I remember that you were fascinated when I showed you how I was teaching myself to draw digitally. I had no idea just how interested you were in the tech aspect of the process until I read Black Folk Could Fly.
And here’s where I come clean. I can’t seem to finish that book. I’ve talked to someone else who said she couldn’t bear to finish If I Had Two Wings because it felt like saying goodbye. Your voice is so present in the essays in Black Folk Could Fly that I think I’m afraid to finish it because… well, that’s all she wrote. And I don’t much like the idea of being a Randall Kenan completist.
I feel like I’ve learned so much about you from Black Folk Could Fly! How had we never talked about computer science? Your admiration for Eartha Kitt? Your feelings about Hamilton? A whale seems very small, indeed.
You know what I bet would blow your mind? Artificial intelligence has really popped off in your absence! I mean, REALLY popped off. I would give my eye teeth to hear your thoughts on the subject.
While I was procrastinating in writing this message, I used a generative AI called NightCafé to create some portraits of Mariah Carey in the style of some of my favorite Black artists. Honey. I’m offended on behalf of Mimi, every artist I asked the robot to imitate, and human culture, in general.
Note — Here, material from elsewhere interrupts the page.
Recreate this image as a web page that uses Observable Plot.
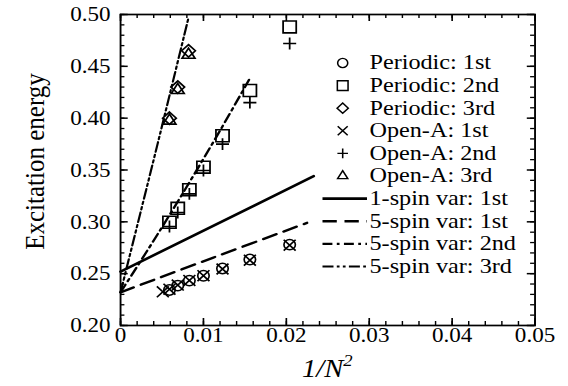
<!DOCTYPE html>
<html><head><meta charset="utf-8">
<script src="https://cdn.jsdelivr.net/npm/d3@7"></script>
<script src="https://cdn.jsdelivr.net/npm/@observablehq/plot@0.6"></script>
<style>
html,body{margin:0;padding:0;background:#fff;}
#chart{width:568px;height:386px;overflow:hidden;}
#chart svg{transform:scaleX(1.1);transform-origin:0 0;display:block;max-width:none;}
</style></head><body><div id="chart"></div>
<script>
// ---- data ----
const xTicks = [0, 0.01, 0.02, 0.03, 0.04, 0.05];
const xTickLabels = ["0", "0.01", "0.02", "0.03", "0.04", "0.05"];
const yTicks = [0.20, 0.25, 0.30, 0.35, 0.40, 0.45, 0.50];
const yTickLabels = ["0.20", "0.25", "0.30", "0.35", "0.40", "0.45", "0.50"];

const xPer = [0.0059, 0.0069, 0.0083, 0.0100, 0.0123, 0.0156, 0.0204];
const periodic1 = [0.2343, 0.2385, 0.2433, 0.2480, 0.2550, 0.2636, 0.2780];
const periodic2 = [0.2996, 0.3130, 0.3310, 0.3527, 0.3830, 0.4267, 0.4880];
const x3rd = [0.0059, 0.0069, 0.0082];
const periodic3 = [0.4000, 0.4300, 0.4650];
const xOpen1 = [0.0051, 0.0059, 0.0069, 0.0083, 0.0100, 0.0123, 0.0156, 0.0204];
const openA1 = [0.2325, 0.2350, 0.2390, 0.2435, 0.2480, 0.2545, 0.2630, 0.2775];
const openA2 = [0.2955, 0.3090, 0.3270, 0.3495, 0.3750, 0.4150, 0.4720];
const openA3 = [0.3975, 0.4270, 0.4610];

const spin1_1x = [0, 0.0233];
const spin1_1y = [0.252, 0.344];
const spin5_1x = [0, 0.0112, 0.0225];
const spin5_1y = [0.232, 0.2655, 0.299];
const spin5_2x = [0, 0.004, 0.008, 0.012, 0.0155];
const spin5_2y = [0.232, 0.282, 0.334, 0.388, 0.437];
const spin5_3x = [0, 0.002, 0.004, 0.006, 0.0082];
const spin5_3y = [0.232, 0.296, 0.360, 0.425, 0.497];

const legendLabels = ["Periodic: 1st", "Periodic: 2nd", "Periodic: 3rd", "Open-A: 1st", "Open-A: 2nd", "Open-A: 3rd",
  "1-spin var: 1st", "5-spin var: 1st", "5-spin var: 2nd", "5-spin var: 3rd"];

// ---- layout ----
const S = 1.1;               // printed figure is stretched horizontally
const W = 568 / S, H = 386;
const ML = 120 / S, MR = W - 534.5 / S, MT = 14, MB = 386 - 325;
const FW = W - ML - MR, FH = H - MT - MB;
const FONT = '"Liberation Serif", "Times New Roman", serif';

const pts = (xs, ys) => xs.map((x, i) => ({x, y: ys[i]}));
const markers = [
  {data: pts(xPer, periodic1), symbol: "circle", r: 5.2, lr: 4.6, sw: 1.5},
  {data: pts(xPer, periodic2), symbol: "square2", r: 7.6, lr: 6.2, sw: 1.6},
  {data: pts(x3rd, periodic3), symbol: "diamond2", r: 5.6, lr: 4.6, sw: 1.6},
  {data: pts(xOpen1, openA1), symbol: "times", r: 5.0, lr: 4.2, sw: 1.6},
  {data: pts(xPer, openA2), symbol: "plus", r: 3.9, lr: 3.2, sw: 1.6},
  {data: pts(x3rd, openA3), symbol: "triangle2", r: 5.6, lr: 4.4, sw: 1.6}
];
const lines = [
  {data: pts(spin1_1x, spin1_1y), dash: null, sw: 2.6},
  {data: pts(spin5_1x, spin5_1y), dash: "13,7", sw: 2.4},
  {data: pts(spin5_2x, spin5_2y), dash: "9,4,2.5,4", sw: 2.2},
  {data: pts(spin5_3x, spin5_3y), dash: "10,3,2.5,3,2.5,3", sw: 2.0}
];

const xMinor = d3.range(0, 0.0501, 0.002);
const yMinor = d3.range(0.20, 0.5001, 0.01);

const plot = Plot.plot({
  width: W, height: H,
  marginLeft: ML, marginRight: MR, marginTop: MT, marginBottom: MB,
  x: {domain: [0, 0.05]},
  y: {domain: [0.20, 0.50]},
  style: {fontFamily: FONT, fontSize: "21px", color: "black", background: "white", overflow: "visible"},
  marks: [
    // inward ticks on all four sides
    Plot.tickY(yMinor, {y: d => d, insetRight: FW - 4, strokeWidth: 1.3}),
    Plot.tickY(yMinor, {y: d => d, insetLeft: FW - 4, strokeWidth: 1.3}),
    Plot.tickY(yTicks, {y: d => d, insetRight: FW - 7, strokeWidth: 1.5}),
    Plot.tickY(yTicks, {y: d => d, insetLeft: FW - 7, strokeWidth: 1.5}),
    Plot.tickX(xMinor, {x: d => d, insetTop: FH - 4, strokeWidth: 1.3}),
    Plot.tickX(xMinor, {x: d => d, insetBottom: FH - 4, strokeWidth: 1.3}),
    Plot.tickX(xTicks, {x: d => d, insetTop: FH - 7, strokeWidth: 1.5}),
    Plot.tickX(xTicks, {x: d => d, insetBottom: FH - 7, strokeWidth: 1.5}),
    Plot.frame({strokeWidth: 1.7}),
    Plot.axisX({ticks: xTicks, tickSize: 0, tickPadding: 2, tickFormat: d => xTickLabels[xTicks.indexOf(d)], label: null}),
    Plot.axisY({ticks: yTicks, tickSize: 0, tickPadding: 9, tickFormat: d => yTickLabels[yTicks.findIndex(t => Math.abs(t - d) < 1e-9)], label: null}),
    ...lines.map(l => Plot.line(l.data, {x: "x", y: "y", curve: "catmull-rom", stroke: "black", strokeWidth: l.sw, strokeDasharray: l.dash})),
    ...markers.map(m => Plot.dot(m.data, {x: "x", y: "y", symbol: () => m.symbol, r: m.r, stroke: "black", fill: "none", strokeWidth: m.sw})),
    Plot.text([0], {frameAnchor: "left", text: () => "Excitation energy", rotate: -90, fontSize: 25, textAnchor: "middle", dx: -78, dy: -8.5, lineAnchor: "middle"})
  ]
});

const svg = d3.select(plot);

// ---- x-axis title with a real superscript ----
const xt = svg.append("text")
  .attr("x", ML + FW / 2).attr("y", 377)
  .attr("text-anchor", "middle").attr("font-family", FONT).attr("font-size", 26)
  .attr("font-style", "italic").attr("fill", "black");
xt.append("tspan").text("1/N");
xt.append("tspan").attr("font-size", 17).attr("dy", -11).text("2");

// ---- legend ----
const symbolTypes = {circle: d3.symbolCircle, square2: d3.symbolSquare2, diamond2: d3.symbolDiamond2, times: d3.symbolTimes, plus: d3.symbolPlus, triangle2: d3.symbolTriangle2};
const LEG_Y0 = 69.5, LEG_DY = 22.6, LEG_SX = 342.7 / S, LEG_TX = 369.5 / S, LEG_L0 = 322.5 / S, LEG_L1 = 367 / S;
const lg = svg.append("g").attr("font-family", FONT).attr("font-size", 22).attr("fill", "black").attr("text-anchor", "start");
legendLabels.forEach((label, i) => {
  const by = LEG_Y0 + i * LEG_DY, cy = by - 6.5;
  if (i < markers.length) {
    const m = markers[i];
    lg.append("path")
      .attr("d", d3.symbol(symbolTypes[m.symbol], Math.PI * m.lr * m.lr)())
      .attr("transform", `translate(${LEG_SX},${cy})`)
      .attr("fill", "none").attr("stroke", "black").attr("stroke-width", 1.4);
  } else {
    const l = lines[i - markers.length];
    lg.append("line").attr("x1", LEG_L0).attr("x2", LEG_L1).attr("y1", cy).attr("y2", cy)
      .attr("stroke", "black").attr("stroke-width", l.sw).attr("stroke-dasharray", l.dash);
  }
  lg.append("text").attr("x", LEG_TX).attr("y", by).attr("text-anchor", "start").text(label);
});

document.getElementById("chart").appendChild(plot);
</script>
</body></html>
There were some big Hollywood strikes this year. Justine Bateman emerged as a major voice for creators. I can’t find the exact quote right now, but one of Bateman’s arguments really stuck with me. Generative AI is trained using the work of humans, right? What generative AI presents as “new” “art” is ultimately regurgitated human strivings. In effect, I blithely stole every brush stroke and pixel in those busted portraits of Mariah from a Black artist. Ain’t that just like a White man?
So I asked the AI to make some images of you and Beyoncé touching a whale. Don’t steal from Black artists this time, I said. Everyone else is fine, I guess.
I hope that would have made you laugh.
Buddy, I’ve never seen a whale either, but I’m pretty sure that’s NOT what they look like.
I’ve written a comic book where you team up with other writers to fend off evil. Some days it feels more like objective reality than science fiction. I hope you would have gotten a kick out of it. It’s dedicated to you.
In the process of making Southern Gothic, I’ve worked with some real life humans (not just robots) to create art featuring you. Here’s one of my favorite illustrations from an upcoming cover by Roasif, (Rodrigo Marques), an independent Brazilian queer artist whose work will appear in chapter 18 of Southern Gothic.
You are very much missed here in this place. But you are still felt, out there reverberating through this mean, old iron world letting in a little light where it’s most needed.
— Ben Bolling, Chapel Hill, NC, December 2023
Thank you for reading, my friends. And a special thank you to everyone who read a draft of this essay. We’ll see you back here in 2024 for the conclusion of Southern Gothic, volume one.
Wow. This is one of my most favorite posts. And I can't decide which art is more insane: Mimi or The Whales!?
This is a beautiful tribute! You are living in the nexus of technology and art and the written word. And you are doing amazing work! Now I must read Randall’s works!